The Curses of the Prophets (Isaiah 13)

Bryan Murawski   -  

I was always taught not to curse. Besides the occasional slipup, cursing was never part of my family atmosphere. I cursed a lot in Junior High, but when I gave my life to Christ before my Freshman year of High School, cursing was one of those sins that seemed to simply vanish away from me without much struggle.

That’s why I was in for quite a shock when I read a bad word in the Bible during my sermon preparation this week.

The verse was Isaiah 13:16, which reads (in ESV), “Their infants will be dashed in pieces before their eyes; their houses will be plundered and their wives ravished.”

Did you catch the curse?


That’s because our English translations doll it up to make it readable.  Nobody is going to buy a Bible with the F-word in it.  But that’s probably the closest thing to the word Isaiah uses in the original Hebrew.

Most English translations translate the last word of that verse “ravished” (NASB; ESV; KJV), “raped” (NET; NLT) or even “violated” (NIV).  To understand why this word might be even stronger than that in its original usage, let me tell you about the Masoretes.

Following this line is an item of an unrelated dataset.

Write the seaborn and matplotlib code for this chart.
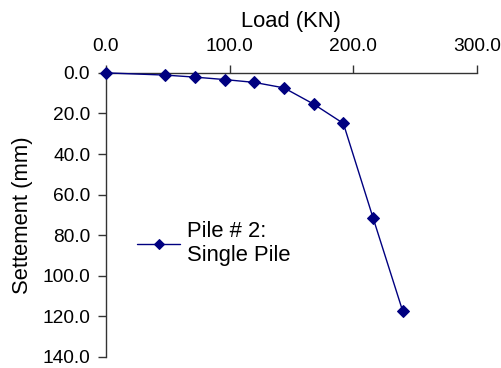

The Masoretes were a group of scribes who meticulously copied the Hebrew Scriptures.  In fact, they were so meticulous that they even invented a vowel system in order to better preserve the pronunciation of the text (the original text was written with only consonants).  The Hebrew vowels go inside, above and below the consonants so as not to disturb the original letters.

Along with their invented vowels, they used a system that scholars call Kethiv-Qere, which means “That which is written, that which is said.”  Sometimes, they would put the vowels of another word inside the written word, with the consonants of that other word written in the margin.  If they thought a word was perhaps copied wrongly in their manuscript, or sometimes to avoid pronouncing a certain word, they might make a note in the text to show that one word was written, but when reading the manuscript out loud, please pronounce this other word over here.  It was a neat little system that safeguarded any error on their part.  If their guess was incorrect that the “wrong” word was in the text, then they still preserved whatever the original manuscript had in their copy.

In Isaiah 13:16, there is a Kethiv-Qere on the last word (the word the ESV translates “ravished”).  The original text has the word shagel.  The Masoretes made a note to read aloud the word shacav, which is a word meaning “to lay,” used euphemistically for sex.  It’s the more common word in the Bible.

Why would the Masoretes want to replace the original word with a more common, euphemistic word?  Why wouldn’t they pronounce aloud the word that Isaiah originally wrote?

The answer is simple: it was a bad word.  Isaiah was using what we might consider a curse word, a word so offensive that good Hebrew boys and girls shouldn’t even hear it spoken out loud.

Why would a prophet use such a word?

In short, shock value.  The very offense of the word shocks the readers and heightens the offense of the Babylonian invasion.  It’s one thing to say, “The Babylonians will sleep with your wives.”  (That’s what the Masoretes read aloud.)  It’s another thing to say, “The Babylonians will [f-word] your wives.”  (That’s much more close to what Isaiah wrote.)

This doesn’t give us a license to spout out curses.  This was a prophet of God, inspired to use the strongest language possible to shock readers with the horror of God’s coming judgment.  Isaiah’s message was designed to wake the Israelites up from their spiritual slumber and recognize the danger of their vile ways.

If the Israelites were more offended at the language Isaiah used to make his point, then they missed his point altogether.  The well-placed curse word offends and shocks and horrifies the readers to recognize the end result of their lifestyle of sin.